私は再びフィリピン人について考えを巡らせた。

 

最も鮮やかに蘇る記憶は、フィリピン・ミンダナオ島のダバオという街で、日本語教師のボランティアをしている元校長のY先生に聞いたことだった。

「こっちの生徒は、日本では当たり前のことが本当にできないんですよ」とY先生は何度も私に言った。

「日本では当たり前のこと」というのは、たとえば授業中にお喋りしない、先生の話をちゃんと聞く、勝手にトイレに行かない、といった類いのことで、日本なら小学校1~2年生でしっかり教え込まれる学びの基本姿勢である。

それを、フィリピンでは先生が誰も教えないためにY先生が1人躍起になって注意しているというのだった。

 

また、「フィリピンの方の多くは情報伝達ということをあまりせず、学校でも突然そのときになって言われることがとても多いです」とのこと。

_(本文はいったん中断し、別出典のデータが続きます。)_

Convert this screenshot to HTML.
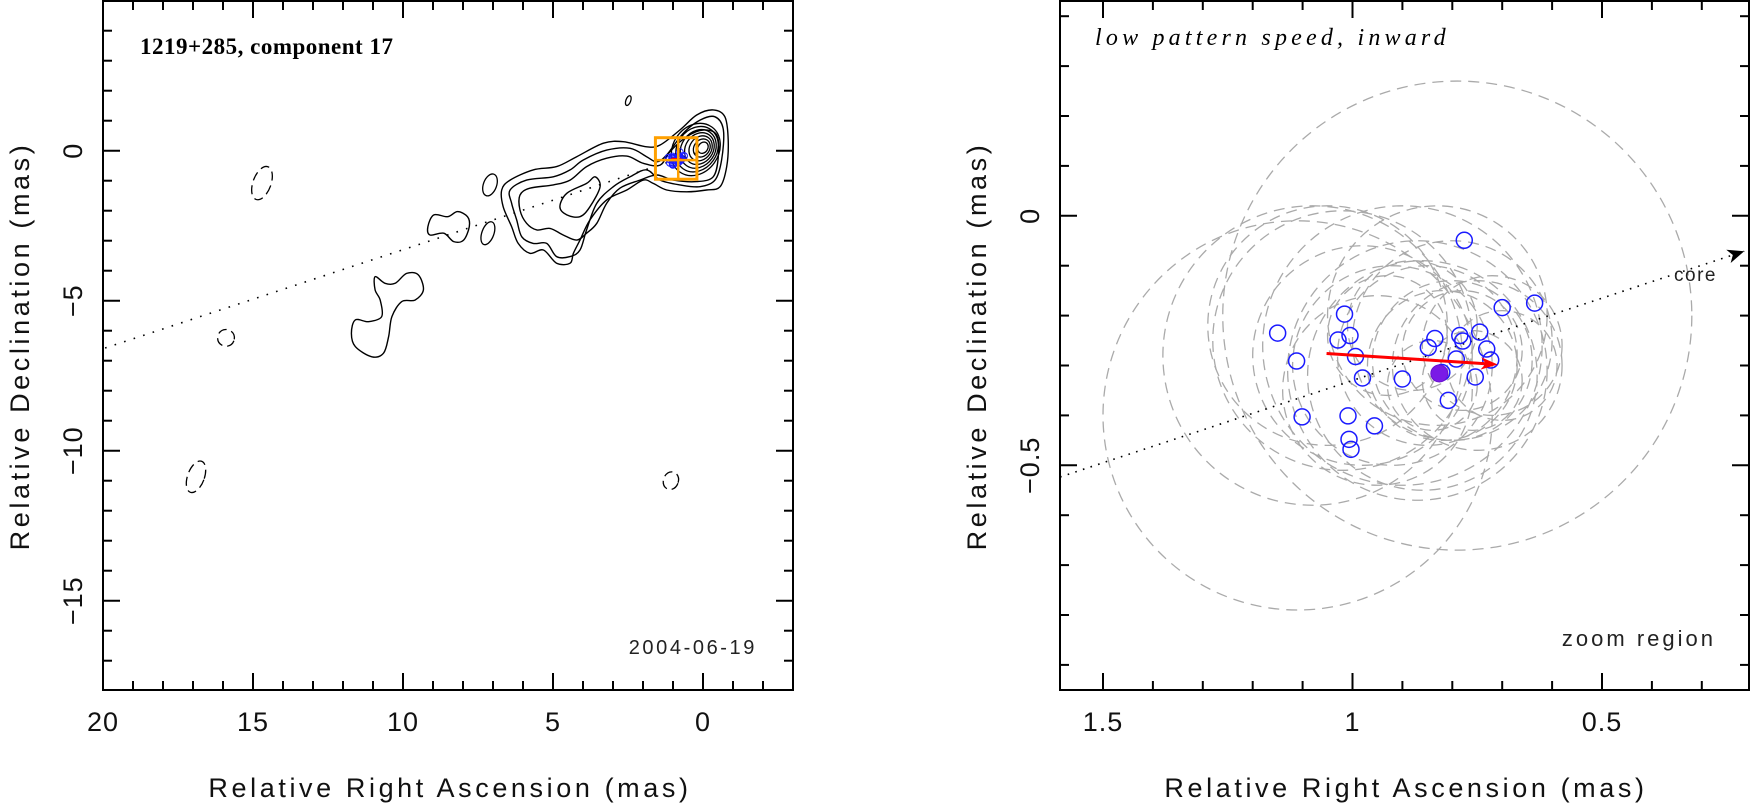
<!DOCTYPE html>
<html><head><meta charset="utf-8"><style>
html,body{margin:0;padding:0;background:#fff;}
svg{display:block;font-family:"Liberation Sans",sans-serif;}
</style></head><body>
<svg id="chart" width="1751" height="809" viewBox="0 0 1751 809" xmlns="http://www.w3.org/2000/svg">
<g id="left"></g>
<g id="right"></g>
</svg>
<script>
// ---------- data ----------
const jetSlope = -0.33;
const compRA = [1.150,1.112,1.101,1.029,1.016,1.005,0.994,0.980,1.009,1.007,1.003,0.956,0.900,0.848,0.835,0.821,0.808,0.792,0.779,0.776,0.745,0.731,0.754,0.723,0.700,0.635,0.785];
const compDec = [-0.235,-0.291,-0.403,-0.249,-0.197,-0.240,-0.282,-0.325,-0.401,-0.448,-0.468,-0.421,-0.327,-0.264,-0.246,-0.314,-0.370,-0.287,-0.251,-0.049,-0.233,-0.267,-0.323,-0.289,-0.184,-0.175,-0.240];
const meanPos = [0.826,-0.316];
const arrowStart = [1.052,-0.276];
const arrowEnd = [0.709,-0.298];
const errRA  = [0.79,1.11,1.08,1.02,0.98,1.05,0.92,0.85,0.82,0.78,0.80,0.75,0.86,0.88,0.76,0.83,0.95,0.72,0.90,0.84,0.80,0.93,0.70,0.87];
const errDec = [-0.20,-0.40,-0.28,-0.25,-0.28,-0.22,-0.30,-0.28,-0.30,-0.27,-0.25,-0.30,-0.32,-0.22,-0.33,-0.20,-0.35,-0.26,-0.26,-0.34,-0.29,-0.24,-0.30,-0.31];
const errR   = [0.47,0.39,0.30,0.26,0.22,0.24,0.20,0.18,0.15,0.12,0.20,0.17,0.23,0.13,0.10,0.22,0.19,0.14,0.28,0.09,0.16,0.12,0.11,0.26];
const contour1 = [[6.71,-1.31],[6.43,-0.98],[5.66,-0.64],[4.88,-0.53],[4.21,-0.20],[3.32,0.25],[2.66,0.30],[1.88,0.13],[1.43,0.19],[0.77,0.69],[0.21,1.19],[-0.34,1.36],[-0.73,1.13],[-0.84,0.36],[-0.79,-0.53],[-0.57,-1.20],[-0.12,-1.31],[0.54,-1.37],[1.21,-1.31],[1.66,-1.09],[1.99,-0.98],[2.54,-1.31],[3.21,-1.64],[3.77,-2.31],[4.10,-2.98],[4.32,-3.42],[4.43,-3.75],[4.88,-3.75],[5.32,-3.31],[5.77,-3.42],[6.16,-3.09],[6.38,-2.53],[6.66,-1.87]];
const contour2 = [[6.43,-1.31],[5.88,-0.98],[4.99,-0.87],[4.43,-0.64],[3.99,-0.31],[3.21,0.02],[2.43,0.08],[1.88,-0.20],[1.54,-0.37],[1.21,-0.14],[0.66,0.58],[0.10,1.02],[-0.40,1.13],[-0.68,0.69],[-0.62,-0.31],[-0.40,-0.98],[0.10,-1.20],[0.77,-1.14],[1.43,-0.98],[1.88,-0.64],[2.43,-0.87],[2.99,-1.20],[3.54,-1.75],[3.88,-2.64],[4.10,-3.31],[4.43,-3.53],[4.88,-3.53],[5.21,-3.09],[5.66,-3.09],[6.04,-2.87],[6.21,-2.31],[6.38,-1.75]];
const contour3 = [[6.10,-1.48],[5.77,-1.25],[4.99,-1.14],[4.43,-0.98],[3.88,-0.53],[3.21,-0.25],[2.54,-0.18],[1.99,-0.42],[1.43,-0.48],[1.10,-0.03],[0.54,0.47],[-0.01,0.69],[-0.46,0.52],[-0.51,-0.20],[-0.34,-0.87],[0.21,-1.03],[0.99,-0.98],[1.54,-0.81],[2.10,-0.98],[2.77,-1.25],[3.21,-1.75],[3.54,-2.42],[3.88,-2.75],[4.21,-2.98],[4.66,-2.81],[5.10,-2.59],[5.54,-2.64],[5.88,-2.42],[6.10,-1.98]];
const contour4 = [[4.77,-1.87],[4.54,-1.42],[3.88,-1.09],[3.60,-0.87],[3.43,-1.20],[3.77,-1.87],[4.10,-2.20],[4.54,-2.14]];
const blobA = [[9.17,-2.53],[8.97,-2.14],[8.51,-2.20],[8.18,-2.03],[7.85,-2.20],[7.79,-2.53],[7.98,-2.98],[8.31,-3.03],[8.64,-2.75],[9.10,-2.81]];
const blobB = [[10.93,-4.2],[10.6,-4.42],[10.26,-4.42],[9.88,-4.09],[9.49,-4.14],[9.32,-4.64],[9.6,-4.98],[10.04,-5.03],[10.37,-5.53],[10.48,-6.2],[10.65,-6.75],[11.04,-6.87],[11.59,-6.53],[11.72,-6.09],[11.59,-5.64],[11.15,-5.7],[10.71,-5.53],[10.76,-4.98],[10.93,-4.64]];
const coreLevels = [0,1,2,3,4,5,6];
const islandRA  = [2.49,7.1,7.17,14.7,15.9,16.9,1.07];
const islandDec = [1.67,-1.14,-2.75,-1.08,-6.24,-10.87,-11.0];
const islandRx  = [0.08,0.22,0.2,0.3,0.28,0.28,0.25];
const islandRy  = [0.17,0.38,0.4,0.58,0.28,0.55,0.3];
const islandNeg = [0,0,0,1,1,1,1];
const lXMajor = [20,15,10,5,0];
const lXLabels = ["20","15","10","5","0"];
const lYMajor = [0,-5,-10,-15];
const lYLabels = ["0","\u22125","\u221210","\u221215"];
const rXMajor = [1.5,1,0.5];
const rXLabels = ["1.5","1","0.5"];
const rYMajor = [0,-0.5];
const rYLabels = ["0","\u22120.5"];

// ---------- axes ----------
const L = {x0:103,x1:793,y0:1,y1:690};
const R = {x0:1060,x1:1749,y0:1,y1:690};
const lx = ra => 703 - 30*ra;
const ly = d => 150.7 - 30*d;
const rx = ra => 1103 + (1.5-ra)*499;
const ry = d => 215.8 - 499*d;

const NS="http://www.w3.org/2000/svg";
function mk(tag, attrs, parent){const e=document.createElementNS(NS,tag);for(const k in attrs)e.setAttribute(k,attrs[k]);parent.appendChild(e);return e;}
const gl=document.getElementById('left'), gr=document.getElementById('right');

function smooth(pts){
  const n=pts.length;let d=`M${pts[0][0]},${pts[0][1]}`;
  for(let i=0;i<n;i++){const p0=pts[(i-1+n)%n],p1=pts[i],p2=pts[(i+1)%n],p3=pts[(i+2)%n];
    d+=` C${p1[0]+(p2[0]-p0[0])/6},${p1[1]+(p2[1]-p0[1])/6} ${p2[0]-(p3[0]-p1[0])/6},${p2[1]-(p3[1]-p1[1])/6} ${p2[0]},${p2[1]}`;}
  return d+'Z';
}

// ---------- left panel ----------
[contour1,contour2,contour3,contour4,blobA,blobB].forEach((c,i)=>{
  const p=mk('path',{d:smooth(c.map(q=>[lx(q[0]),ly(q[1])])),fill:'none',stroke:'#000','stroke-width':1.4},gl);
  
  
});
coreLevels.forEach(i=>{
  const cx=lx(0.0+0.04*i), cy=ly(0.1-0.01*i);
  const e=mk('ellipse',{cx:cx,cy:cy,rx:30*(0.2+0.12*i),ry:30*(0.16+0.1*i),transform:`rotate(-55 ${cx} ${cy})`,fill:'none',stroke:'#000','stroke-width':1.3},gl);
  
  
});
islandRA.forEach((ra,i)=>{
  const e=mk('ellipse',{cx:lx(ra),cy:ly(islandDec[i]),rx:30*islandRx[i],ry:30*islandRy[i],transform:`rotate(20 ${lx(ra)} ${ly(islandDec[i])})`,fill:'none',stroke:'#000','stroke-width':1.3,'stroke-dasharray':islandNeg[i]?'9 5':'none'},gl);
  
  
});
{
  const ra0=19.93, ra1=0;
  const l=mk('line',{x1:lx(ra0),y1:ly(jetSlope*ra0),x2:lx(ra1),y2:ly(jetSlope*ra1),stroke:'#000','stroke-width':1.6,'stroke-dasharray':'1.6 8.4'},gl);
  
  
}
compRA.forEach((ra,i)=>{
  const c=mk('circle',{cx:lx(ra),cy:ly(compDec[i]),r:3.5,fill:'none',stroke:'#1a1aff','stroke-width':1},gl);
  
  
});
{
  const a=mk('line',{x1:lx(arrowStart[0]),y1:ly(arrowStart[1]),x2:lx(arrowEnd[0]),y2:ly(arrowEnd[1]),stroke:'#f00','stroke-width':2.5},gl);
  
  
  const bx=lx(1.586),by=ly(0.433),bw=lx(0.203)-lx(1.586),bh=ly(-0.951)-ly(0.433);
  const b=mk('rect',{x:bx,y:by,width:bw,height:bh,fill:'none',stroke:'#ffa000','stroke-width':3},gl);
  
  
  const h=mk('line',{x1:bx,y1:ly(meanPos[1]),x2:bx+bw,y2:ly(meanPos[1]),stroke:'#ffa000','stroke-width':2.5},gl);
  
  
  const v=mk('line',{x1:lx(meanPos[0]),y1:by,x2:lx(meanPos[0]),y2:by+bh,stroke:'#ffa000','stroke-width':2.5},gl);
  
  
}

// ---------- right panel ----------
const clip=mk('clipPath',{id:'rclip'},gr);
mk('rect',{x:R.x0,y:R.y0,width:R.x1-R.x0,height:R.y1-R.y0},clip);
const gdata=mk('g',{'clip-path':'url(#rclip)'},gr);


errRA.forEach((ra,i)=>{
  const c=mk('circle',{cx:rx(ra),cy:ry(errDec[i]),r:499*errR[i],fill:'none',stroke:'#aaa','stroke-width':1.3,'stroke-dasharray':'11 7'},gdata);
  
  
});
{
  const ra0=1.586, ra1=0.215;
  const l=mk('line',{x1:rx(ra0),y1:ry(jetSlope*ra0),x2:rx(ra1),y2:ry(jetSlope*ra1),stroke:'#000','stroke-width':1.6,'stroke-dasharray':'1.6 6.4'},gdata);
  
  
  const ex=rx(ra1), ey=ry(jetSlope*ra1), ang=Math.atan2(ey-ry(jetSlope*ra0), ex-rx(ra0));
  const p=[[ex,ey],[ex-18*Math.cos(ang-0.4),ey-18*Math.sin(ang-0.4)],[ex-12*Math.cos(ang),ey-12*Math.sin(ang)],[ex-18*Math.cos(ang+0.4),ey-18*Math.sin(ang+0.4)]];
  const h=mk('polygon',{points:p.map(q=>q.join(',')).join(' '),fill:'#000'},gdata);
  
  
}
compRA.forEach((ra,i)=>{
  const c=mk('circle',{cx:rx(ra),cy:ry(compDec[i]),r:8,fill:'none',stroke:'#1a1aff','stroke-width':1.5},gdata);
  
  
});
{
  const m=mk('circle',{cx:rx(meanPos[0]),cy:ry(meanPos[1]),r:8.5,fill:'#7a1ae6',stroke:'#6a10d0','stroke-width':1},gdata);
  
  
  const x1=rx(arrowStart[0]),y1=ry(arrowStart[1]),x2=rx(arrowEnd[0]),y2=ry(arrowEnd[1]);
  const ang=Math.atan2(y2-y1,x2-x1);
  const a=mk('line',{x1:x1,y1:y1,x2:x2-10*Math.cos(ang),y2:y2-10*Math.sin(ang),stroke:'#f00','stroke-width':3},gdata);
  
  
  const p=[[x2,y2],[x2-18*Math.cos(ang-0.35),y2-18*Math.sin(ang-0.35)],[x2-12*Math.cos(ang),y2-12*Math.sin(ang)],[x2-18*Math.cos(ang+0.35),y2-18*Math.sin(ang+0.35)]];
  const h=mk('polygon',{points:p.map(q=>q.join(',')).join(' '),fill:'#f00'},gdata);
  
  
}

// ---------- frames & ticks ----------
function frame(g,F,fx,fy,xMaj,xLab,yMaj,yLab,xMinStep,xMinA,xMinB,yMinStep,yMinA,yMinB){
  const r=mk('rect',{x:F.x0,y:F.y0,width:F.x1-F.x0,height:F.y1-F.y0,fill:'none',stroke:'#000','stroke-width':2},g);
  
  
  const nx=Math.round((xMinB-xMinA)/xMinStep);
  for(let i=0;i<=nx;i++){const v=xMinA+i*xMinStep;const X=fx(v);if(X<F.x0+1||X>F.x1-1)continue;
    const maj=xMaj.some(m=>Math.abs(m-v)<1e-6);const len=maj?17:9;
    const t1=mk('line',{x1:X,y1:F.y1,x2:X,y2:F.y1-len,stroke:'#000','stroke-width':2},g);
    
    
    const t2=mk('line',{x1:X,y1:F.y0,x2:X,y2:F.y0+len,stroke:'#000','stroke-width':2},g);
    
    }
  const ny=Math.round((yMinB-yMinA)/yMinStep);
  for(let i=0;i<=ny;i++){const v=yMinA+i*yMinStep;const Y=fy(v);if(Y<F.y0+1||Y>F.y1-1)continue;
    const maj=yMaj.some(m=>Math.abs(m-v)<1e-6);const len=maj?17:9;
    const t1=mk('line',{x1:F.x0,y1:Y,x2:F.x0+len,y2:Y,stroke:'#000','stroke-width':2},g);
    
    
    const t2=mk('line',{x1:F.x1,y1:Y,x2:F.x1-len,y2:Y,stroke:'#000','stroke-width':2},g);
    
    }
  xMaj.forEach((v,i)=>{const t=mk('text',{x:fx(v),y:731,'text-anchor':'middle','font-size':27,fill:'#111','letter-spacing':1},g);t.textContent=xLab[i];
    
    });
  yMaj.forEach((v,i)=>{const X=F.x0-21,Y=fy(v);const t=mk('text',{x:X,y:Y,'text-anchor':'middle','font-size':27,fill:'#111','letter-spacing':1,transform:`rotate(-90 ${X} ${Y})`},g);t.textContent=yLab[i];
    
    });
}
frame(gl,L,lx,ly,lXMajor,lXLabels,lYMajor,lYLabels,1,-3,20,1,-18,5);
frame(gr,R,rx,ry,rXMajor,rXLabels,rYMajor,rYLabels,0.1,0.2,1.6,0.1,-0.9,0.4);

function txt(g,name,s,attrs){const t=mk('text',attrs,g);t.textContent=s;return t;}
const AT={'font-size':27,fill:'#111','letter-spacing':3.6,'text-anchor':'middle'};
txt(gl,'x-axis-title','Relative Right Ascension (mas)',Object.assign({x:450,y:797},AT));
txt(gr,'x-axis-title','Relative Right Ascension (mas)',Object.assign({x:1406,y:797},AT));
txt(gl,'y-axis-title','Relative Declination (mas)',Object.assign({x:29,y:346,transform:'rotate(-90 29 346)'},AT));
txt(gr,'y-axis-title','Relative Declination (mas)',Object.assign({x:986,y:346,transform:'rotate(-90 986 346)'},AT));
txt(gl,'panel-title','1219+285, component 17',{x:140,y:54,'font-size':23,'font-weight':'bold','font-family':'"Liberation Serif",serif',fill:'#000','letter-spacing':0.5});
txt(gr,'panel-title','low pattern speed, inward',{x:1095,y:45,'font-size':24,'font-style':'italic','font-family':'"Liberation Serif",serif',fill:'#000','letter-spacing':4.2});
txt(gl,'epoch-label','2004-06-19',{x:757,y:654,'text-anchor':'end','font-size':20,fill:'#222','letter-spacing':2.6});
txt(gr,'zoom-region-label','zoom region',{x:1716,y:646,'text-anchor':'end','font-size':22,fill:'#222','letter-spacing':3});
txt(gr,'core-label','core',{x:1717,y:281,'text-anchor':'end','font-size':19,fill:'#222','letter-spacing':1.5});
</script>
</body></html>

日本人の会議があまりに長いのも問題だとは思うけれど、逆に計画をほとんど立てずに思いつきで言ったり、変更したりするのも問題過ぎる。
 
けれどこれはタイでも同じらしく、「たとえばイベントをやった後に日本だったら必ず反省会をするけど、タイではやりっ放しで何も振り返らない」と、タイの保育園で2年間働いた日本人の友人が言っていた。
 
 
つまり日本の常識はその国の人たちの常識ではない、というだけでなく、そうした常識がない環境で生まれ育った人たちにとって、私たちが私たちの常識に則って考える理屈もまた、「ピント外れ」の可能性が高いのである。
 
たとえば「お喋りしていたら仕事(や勉強)に集中できないから静かにしましょう」と言っても、彼らは「え…なんで…?お喋りしててもちゃんと仕事はできるよ」と心の中で思っているかもしれず、もしそうであれば、いくらこちらが「合理的理由で注意した」と思っていても、相手には「日本人は厳しい」というあまりに漠然としたものしか受け取られずに「支配ー被支配」の構図ができてしまう結果になり兼ねない。
 
それは少なくとも私にとっては不本意だった。
 
何か注意を促す時は、その理由も含めきちんと納得してもらわなければ意味がない。
私がいなくなったらまた同じ問題が発生するというのでは、注意した甲斐がないのである。
 
 
 
だったらどんな理由を付けたらいいんだろう…。
 
仕事中にお喋りしたらいけない理由…。
 
 
 
次第に頭がボーッとしてきて、私はまた次の論考に吸い込まれていくのだった。